Where the employee has insufficient net salary to pay the tax liability the employer is nevertheless required to pay over the tax and subsequently recoup it from the employee.  The Finance Act 2012 introduced a provision which enables the employer to withhold and sell shares to meet the employee’s tax liability.  As a matter of practice U.S. and U.K. plans generally contain a provision allowing for such a sale and it recommended that plans be amended to give employers this right.

In Tax Briefing 02/11 (April 2011) the Revenue allow an additional 60 days in which tax should be paid. The purpose of this extension is to provide an additional period in which the employees may dispose of sufficient shares to cover the income tax and related liabilities.

PRSI

The situation regarding PRSI  on share awards has changed quite significantly since its initial  introduction in January 2011.  The current position is:
•    No employer’s PRSI arises on share awards or options.
•    No employee’s PRSI will apply to awards exercised or allotted in 2011where the award or option was granted prior to 1 January  2011.
•    Shares awards or options granted in 2011 and exercised in 2011 are liable to employee’s PRSI.   All 2012 and later awards or exercises attract employee PRSI regardless of grant/allotment date.
•    Employee PRSI arising on share options exercised after 30th June 2012 is paid through RTSO.

Specific issues arising from changes

For private companies share valuations, in the absence of a market in the shares, can present particular issues.  Employers are now required to use a best estimate of a shares value to calculate the income tax and other deductions required on the grant or allotment of a share.  There are different share valuation methods and the Revenue have accepted that there is no one correct method of share valuation.  Tax Briefing 02/11 states “Where a bona fide ‘best estimate’ is used and documented to show that all reasonable efforts were made to determine the taxable benefit for a tax year, the employer will not be required to make any adjustments after the end of the tax year.”

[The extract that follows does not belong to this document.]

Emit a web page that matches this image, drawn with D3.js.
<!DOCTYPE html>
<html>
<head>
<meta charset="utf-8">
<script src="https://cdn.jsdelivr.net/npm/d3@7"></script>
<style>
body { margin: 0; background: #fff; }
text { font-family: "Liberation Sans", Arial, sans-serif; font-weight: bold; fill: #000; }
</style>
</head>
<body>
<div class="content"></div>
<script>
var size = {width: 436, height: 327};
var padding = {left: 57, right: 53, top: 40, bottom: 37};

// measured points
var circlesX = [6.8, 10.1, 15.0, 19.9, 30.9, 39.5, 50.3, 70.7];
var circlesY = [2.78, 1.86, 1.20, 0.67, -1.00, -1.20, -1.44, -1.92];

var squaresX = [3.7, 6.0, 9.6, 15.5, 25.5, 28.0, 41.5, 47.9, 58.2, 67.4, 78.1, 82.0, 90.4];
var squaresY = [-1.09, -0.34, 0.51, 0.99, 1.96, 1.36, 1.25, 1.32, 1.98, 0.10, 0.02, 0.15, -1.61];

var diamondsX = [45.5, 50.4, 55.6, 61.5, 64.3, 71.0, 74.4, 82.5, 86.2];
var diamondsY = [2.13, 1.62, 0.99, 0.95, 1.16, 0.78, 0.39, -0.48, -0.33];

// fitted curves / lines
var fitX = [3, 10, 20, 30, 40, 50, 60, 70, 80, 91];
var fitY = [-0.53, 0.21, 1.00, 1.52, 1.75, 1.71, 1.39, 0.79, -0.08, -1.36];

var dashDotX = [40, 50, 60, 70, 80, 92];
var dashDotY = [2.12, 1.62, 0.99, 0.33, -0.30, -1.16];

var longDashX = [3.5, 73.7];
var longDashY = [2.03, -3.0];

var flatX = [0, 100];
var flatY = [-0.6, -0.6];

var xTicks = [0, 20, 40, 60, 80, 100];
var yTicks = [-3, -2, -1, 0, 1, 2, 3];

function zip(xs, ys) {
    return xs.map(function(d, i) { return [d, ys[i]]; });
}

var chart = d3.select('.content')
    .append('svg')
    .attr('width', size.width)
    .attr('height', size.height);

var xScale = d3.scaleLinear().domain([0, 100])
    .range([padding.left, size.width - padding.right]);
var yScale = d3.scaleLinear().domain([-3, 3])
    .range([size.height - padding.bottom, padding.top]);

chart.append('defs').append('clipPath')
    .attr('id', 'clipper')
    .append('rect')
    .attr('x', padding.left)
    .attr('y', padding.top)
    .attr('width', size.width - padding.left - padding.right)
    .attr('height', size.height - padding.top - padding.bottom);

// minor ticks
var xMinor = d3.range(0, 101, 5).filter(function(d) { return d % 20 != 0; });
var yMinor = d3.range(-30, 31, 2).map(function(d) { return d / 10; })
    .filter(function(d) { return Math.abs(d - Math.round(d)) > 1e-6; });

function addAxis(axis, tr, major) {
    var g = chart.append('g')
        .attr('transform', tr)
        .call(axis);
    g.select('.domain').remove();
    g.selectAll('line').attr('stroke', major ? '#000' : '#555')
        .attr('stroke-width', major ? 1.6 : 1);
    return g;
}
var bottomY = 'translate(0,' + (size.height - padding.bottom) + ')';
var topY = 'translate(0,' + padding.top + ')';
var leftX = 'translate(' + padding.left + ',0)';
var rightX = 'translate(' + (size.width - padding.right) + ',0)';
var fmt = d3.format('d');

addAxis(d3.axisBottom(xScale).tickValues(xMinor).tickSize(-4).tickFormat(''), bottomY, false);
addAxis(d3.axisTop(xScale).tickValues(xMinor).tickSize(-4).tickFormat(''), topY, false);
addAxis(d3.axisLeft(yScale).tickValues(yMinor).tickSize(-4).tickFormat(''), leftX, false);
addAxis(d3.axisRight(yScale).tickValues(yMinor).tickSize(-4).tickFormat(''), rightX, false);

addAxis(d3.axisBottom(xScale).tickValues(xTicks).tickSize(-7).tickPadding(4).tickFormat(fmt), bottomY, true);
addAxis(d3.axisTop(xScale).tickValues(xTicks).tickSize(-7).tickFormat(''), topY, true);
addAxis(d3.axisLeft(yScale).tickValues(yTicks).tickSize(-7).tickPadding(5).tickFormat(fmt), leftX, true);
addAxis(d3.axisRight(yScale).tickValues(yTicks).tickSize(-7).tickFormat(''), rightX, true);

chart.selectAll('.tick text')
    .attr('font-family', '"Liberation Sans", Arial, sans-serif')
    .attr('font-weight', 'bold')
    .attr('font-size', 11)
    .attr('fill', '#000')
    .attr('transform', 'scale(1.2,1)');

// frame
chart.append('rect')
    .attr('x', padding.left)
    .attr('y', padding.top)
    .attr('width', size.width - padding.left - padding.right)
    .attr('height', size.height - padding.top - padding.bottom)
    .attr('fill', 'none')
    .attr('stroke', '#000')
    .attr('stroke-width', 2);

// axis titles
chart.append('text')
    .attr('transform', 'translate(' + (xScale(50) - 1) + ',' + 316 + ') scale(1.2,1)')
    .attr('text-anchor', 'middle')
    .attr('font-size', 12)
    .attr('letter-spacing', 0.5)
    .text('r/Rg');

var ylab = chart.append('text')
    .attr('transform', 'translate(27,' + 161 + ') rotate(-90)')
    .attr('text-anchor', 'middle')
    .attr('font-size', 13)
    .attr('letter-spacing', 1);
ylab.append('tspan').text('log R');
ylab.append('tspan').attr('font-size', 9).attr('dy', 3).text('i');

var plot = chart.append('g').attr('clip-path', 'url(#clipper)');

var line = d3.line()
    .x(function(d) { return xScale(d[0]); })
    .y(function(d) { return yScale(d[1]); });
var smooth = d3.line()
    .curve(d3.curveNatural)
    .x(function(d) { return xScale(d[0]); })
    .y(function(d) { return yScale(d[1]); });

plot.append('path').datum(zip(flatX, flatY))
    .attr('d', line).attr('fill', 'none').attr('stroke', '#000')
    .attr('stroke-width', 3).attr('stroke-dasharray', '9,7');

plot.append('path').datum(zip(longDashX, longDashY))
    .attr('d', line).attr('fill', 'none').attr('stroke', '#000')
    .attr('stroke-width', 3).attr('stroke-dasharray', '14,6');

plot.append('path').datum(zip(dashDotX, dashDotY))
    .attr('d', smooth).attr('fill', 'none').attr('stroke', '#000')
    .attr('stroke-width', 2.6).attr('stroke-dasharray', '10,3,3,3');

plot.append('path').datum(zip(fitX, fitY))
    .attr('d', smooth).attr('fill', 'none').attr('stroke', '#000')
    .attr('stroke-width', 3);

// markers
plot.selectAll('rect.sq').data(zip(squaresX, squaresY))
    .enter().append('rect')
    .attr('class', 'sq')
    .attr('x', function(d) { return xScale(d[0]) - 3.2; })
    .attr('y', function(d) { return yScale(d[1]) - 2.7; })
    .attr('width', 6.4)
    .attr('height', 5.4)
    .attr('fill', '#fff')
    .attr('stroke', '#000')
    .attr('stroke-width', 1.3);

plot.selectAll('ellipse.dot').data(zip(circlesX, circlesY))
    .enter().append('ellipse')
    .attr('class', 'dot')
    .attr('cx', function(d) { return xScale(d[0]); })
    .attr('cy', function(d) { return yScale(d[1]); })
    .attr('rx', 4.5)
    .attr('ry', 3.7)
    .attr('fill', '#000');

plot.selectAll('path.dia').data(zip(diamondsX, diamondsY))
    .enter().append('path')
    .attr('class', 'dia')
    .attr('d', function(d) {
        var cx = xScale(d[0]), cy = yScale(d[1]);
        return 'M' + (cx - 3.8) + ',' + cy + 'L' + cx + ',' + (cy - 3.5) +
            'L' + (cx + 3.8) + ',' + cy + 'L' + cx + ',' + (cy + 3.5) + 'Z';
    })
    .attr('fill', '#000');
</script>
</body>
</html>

For international assignees coming to Ireland care should be taken to ensure a senior executive is not transferred at a time when a large share entitlement attributable to employment activities exercised outside of Ireland, vests or settles. Where this is likely to occur it should be investigated to see if vesting can be structured in such a way so that no Irish tax liability is created.   Tax equalisation programs that apply to share incentives could significantly increase the cost to the company of moving an employee to Ireland when a 52% marginal tax rate is taken into account.  SARP may also have relevance here.

Tax efficient arrangements

The extension of PRSI, introduction of the USC and a marginal income tax rate of 41% now gives a marginal tax rate of 52% on share awards. There is a significant difference in the capital gains tax rate (currently 33%) and a 52% income tax rate.  This has seen an increase in firms (private and public) looking at tax efficient share plans which would tax any profits on share disposal as a capital gain as opposed to income. The aim of such plans is that the employee holds the share while it increases in value and that this increase, on a sale, is liable to CGT and not income tax.  The downside is that the allotment of the share to the employee/executive triggers an income tax liability.

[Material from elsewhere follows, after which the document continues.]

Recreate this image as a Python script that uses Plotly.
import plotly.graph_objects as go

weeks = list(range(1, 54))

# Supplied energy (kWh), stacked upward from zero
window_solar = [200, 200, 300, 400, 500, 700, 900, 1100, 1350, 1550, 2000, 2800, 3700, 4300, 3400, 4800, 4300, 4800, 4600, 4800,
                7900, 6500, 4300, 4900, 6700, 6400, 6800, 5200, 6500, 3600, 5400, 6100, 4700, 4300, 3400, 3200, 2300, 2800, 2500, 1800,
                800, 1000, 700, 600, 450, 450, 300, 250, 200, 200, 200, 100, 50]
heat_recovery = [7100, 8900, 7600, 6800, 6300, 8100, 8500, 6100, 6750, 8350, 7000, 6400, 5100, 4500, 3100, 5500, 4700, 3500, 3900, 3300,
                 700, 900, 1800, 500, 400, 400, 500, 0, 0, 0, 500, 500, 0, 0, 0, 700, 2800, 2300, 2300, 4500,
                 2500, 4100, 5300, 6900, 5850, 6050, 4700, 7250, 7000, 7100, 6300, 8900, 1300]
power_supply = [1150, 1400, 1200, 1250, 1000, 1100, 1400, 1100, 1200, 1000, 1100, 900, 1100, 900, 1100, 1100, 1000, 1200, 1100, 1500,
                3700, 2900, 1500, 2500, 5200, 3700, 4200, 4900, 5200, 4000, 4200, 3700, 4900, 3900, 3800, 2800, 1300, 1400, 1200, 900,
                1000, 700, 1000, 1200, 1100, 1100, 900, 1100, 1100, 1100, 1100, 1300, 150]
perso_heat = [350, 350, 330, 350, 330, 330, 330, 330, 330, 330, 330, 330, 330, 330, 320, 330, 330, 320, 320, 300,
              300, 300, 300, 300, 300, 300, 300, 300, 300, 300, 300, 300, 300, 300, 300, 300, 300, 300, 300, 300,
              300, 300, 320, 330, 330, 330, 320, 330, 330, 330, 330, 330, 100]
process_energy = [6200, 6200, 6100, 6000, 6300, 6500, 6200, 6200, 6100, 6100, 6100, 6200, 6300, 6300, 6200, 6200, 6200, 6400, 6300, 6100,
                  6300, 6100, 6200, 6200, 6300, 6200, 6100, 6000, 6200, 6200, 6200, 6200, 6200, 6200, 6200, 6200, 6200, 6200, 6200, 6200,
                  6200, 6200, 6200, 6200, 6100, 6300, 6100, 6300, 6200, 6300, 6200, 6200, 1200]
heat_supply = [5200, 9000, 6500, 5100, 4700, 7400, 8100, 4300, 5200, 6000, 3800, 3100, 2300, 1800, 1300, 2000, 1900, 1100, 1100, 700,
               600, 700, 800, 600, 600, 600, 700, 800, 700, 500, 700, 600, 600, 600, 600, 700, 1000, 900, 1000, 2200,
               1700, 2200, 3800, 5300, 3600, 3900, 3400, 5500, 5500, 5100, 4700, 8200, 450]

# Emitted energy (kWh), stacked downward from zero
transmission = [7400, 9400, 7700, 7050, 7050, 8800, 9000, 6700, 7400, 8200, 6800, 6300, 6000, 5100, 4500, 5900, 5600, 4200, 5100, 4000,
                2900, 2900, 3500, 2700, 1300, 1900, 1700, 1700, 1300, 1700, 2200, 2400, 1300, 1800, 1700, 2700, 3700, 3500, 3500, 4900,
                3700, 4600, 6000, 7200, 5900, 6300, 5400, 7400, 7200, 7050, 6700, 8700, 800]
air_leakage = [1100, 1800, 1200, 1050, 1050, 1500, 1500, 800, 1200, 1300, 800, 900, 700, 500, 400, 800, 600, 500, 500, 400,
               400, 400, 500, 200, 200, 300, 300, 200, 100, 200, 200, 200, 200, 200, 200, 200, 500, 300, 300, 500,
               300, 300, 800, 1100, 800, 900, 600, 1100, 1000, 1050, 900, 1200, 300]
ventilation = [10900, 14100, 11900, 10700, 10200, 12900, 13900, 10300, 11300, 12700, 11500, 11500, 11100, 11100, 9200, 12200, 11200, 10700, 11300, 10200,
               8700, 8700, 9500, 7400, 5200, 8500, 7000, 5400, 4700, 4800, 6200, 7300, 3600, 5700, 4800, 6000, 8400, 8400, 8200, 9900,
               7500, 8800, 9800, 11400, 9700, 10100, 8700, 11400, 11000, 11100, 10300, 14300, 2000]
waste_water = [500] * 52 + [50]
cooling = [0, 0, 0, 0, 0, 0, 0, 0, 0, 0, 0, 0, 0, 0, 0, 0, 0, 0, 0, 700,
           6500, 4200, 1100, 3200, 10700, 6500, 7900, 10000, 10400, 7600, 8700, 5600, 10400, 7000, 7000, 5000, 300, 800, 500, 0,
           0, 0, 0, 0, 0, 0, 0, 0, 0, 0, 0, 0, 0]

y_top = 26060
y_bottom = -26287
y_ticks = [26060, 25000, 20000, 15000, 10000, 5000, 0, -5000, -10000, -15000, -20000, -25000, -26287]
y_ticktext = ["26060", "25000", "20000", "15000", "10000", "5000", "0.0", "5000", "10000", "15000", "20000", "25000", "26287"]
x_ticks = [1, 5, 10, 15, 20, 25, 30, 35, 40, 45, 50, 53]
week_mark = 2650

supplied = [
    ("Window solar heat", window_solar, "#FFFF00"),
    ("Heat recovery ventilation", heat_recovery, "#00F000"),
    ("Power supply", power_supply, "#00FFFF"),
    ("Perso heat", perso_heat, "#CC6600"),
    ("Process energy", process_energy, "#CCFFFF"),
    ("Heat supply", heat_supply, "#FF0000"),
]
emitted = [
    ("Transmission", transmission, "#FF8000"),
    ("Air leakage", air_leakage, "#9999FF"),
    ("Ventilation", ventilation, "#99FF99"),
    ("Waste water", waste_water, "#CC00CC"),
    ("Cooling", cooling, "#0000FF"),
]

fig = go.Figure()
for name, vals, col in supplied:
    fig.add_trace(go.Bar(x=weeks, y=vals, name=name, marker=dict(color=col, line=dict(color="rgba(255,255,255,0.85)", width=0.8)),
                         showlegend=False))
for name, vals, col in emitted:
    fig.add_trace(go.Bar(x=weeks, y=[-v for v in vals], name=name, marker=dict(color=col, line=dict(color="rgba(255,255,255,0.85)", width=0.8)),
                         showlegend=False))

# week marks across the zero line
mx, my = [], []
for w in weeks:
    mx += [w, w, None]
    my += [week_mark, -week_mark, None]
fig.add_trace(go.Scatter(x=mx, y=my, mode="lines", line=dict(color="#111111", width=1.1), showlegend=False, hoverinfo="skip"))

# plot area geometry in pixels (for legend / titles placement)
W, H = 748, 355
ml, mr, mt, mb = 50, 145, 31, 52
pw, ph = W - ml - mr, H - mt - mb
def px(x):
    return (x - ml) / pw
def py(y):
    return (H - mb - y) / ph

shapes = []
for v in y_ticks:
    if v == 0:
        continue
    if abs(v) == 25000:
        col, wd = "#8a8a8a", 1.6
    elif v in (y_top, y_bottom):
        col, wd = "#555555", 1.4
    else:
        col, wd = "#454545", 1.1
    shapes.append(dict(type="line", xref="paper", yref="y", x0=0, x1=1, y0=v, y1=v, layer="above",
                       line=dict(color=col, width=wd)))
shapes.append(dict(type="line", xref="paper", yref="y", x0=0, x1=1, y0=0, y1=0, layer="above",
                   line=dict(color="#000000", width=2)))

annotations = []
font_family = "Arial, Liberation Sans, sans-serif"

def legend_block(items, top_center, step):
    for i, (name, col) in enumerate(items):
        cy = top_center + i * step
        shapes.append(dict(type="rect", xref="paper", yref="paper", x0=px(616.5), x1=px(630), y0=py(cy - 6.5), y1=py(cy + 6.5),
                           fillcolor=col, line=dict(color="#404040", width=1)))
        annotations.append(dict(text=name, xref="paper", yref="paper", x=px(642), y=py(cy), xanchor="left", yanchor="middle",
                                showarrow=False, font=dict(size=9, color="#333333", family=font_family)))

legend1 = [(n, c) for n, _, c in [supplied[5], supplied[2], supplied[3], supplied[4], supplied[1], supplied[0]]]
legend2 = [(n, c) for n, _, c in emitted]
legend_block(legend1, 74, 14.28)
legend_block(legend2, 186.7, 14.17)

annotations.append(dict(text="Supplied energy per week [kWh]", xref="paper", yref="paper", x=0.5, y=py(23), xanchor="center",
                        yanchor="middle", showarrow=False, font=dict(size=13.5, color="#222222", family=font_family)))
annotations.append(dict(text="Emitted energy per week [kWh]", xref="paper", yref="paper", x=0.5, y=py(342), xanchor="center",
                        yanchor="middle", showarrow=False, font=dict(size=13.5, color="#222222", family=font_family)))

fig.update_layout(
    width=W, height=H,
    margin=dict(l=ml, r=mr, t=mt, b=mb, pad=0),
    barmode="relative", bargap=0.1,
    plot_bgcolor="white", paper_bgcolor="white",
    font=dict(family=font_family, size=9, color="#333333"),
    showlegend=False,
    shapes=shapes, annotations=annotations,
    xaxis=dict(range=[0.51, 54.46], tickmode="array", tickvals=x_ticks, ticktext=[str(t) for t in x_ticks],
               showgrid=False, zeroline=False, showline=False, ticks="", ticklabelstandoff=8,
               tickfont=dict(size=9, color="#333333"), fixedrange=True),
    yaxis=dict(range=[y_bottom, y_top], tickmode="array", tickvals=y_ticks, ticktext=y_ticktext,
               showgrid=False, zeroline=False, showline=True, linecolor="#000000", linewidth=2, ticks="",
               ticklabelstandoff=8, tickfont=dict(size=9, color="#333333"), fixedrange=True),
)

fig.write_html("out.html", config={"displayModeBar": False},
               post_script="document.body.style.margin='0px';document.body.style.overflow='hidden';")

In order to substantially reduce the income tax liability on the allotment of shares to employees a restricted share or “clog” scheme can be used.  This involves an agreement between the employee and the company whereby the employee agrees not to dispose of the share for a period of between 1 and 5 years.

For example, where it is agreed that the share will be held, and not sold, for more than 1 year a reduction of 10% of the taxable value is allowed.  This reduction in taxable value increases to 60% where the share is required to be held for a period of greater than 5 years. This scheme does not require Revenue approval and can be structured with existing restricted stock arrangements.

Conclusion

In conclusion, the extension of the PAYE system to share awards should not result in any additional cost for the employer provided the correct procedures and protocols are in place.   Existing arrangements should be reviewed to see if a greater level of  tax efficiency can be achieved.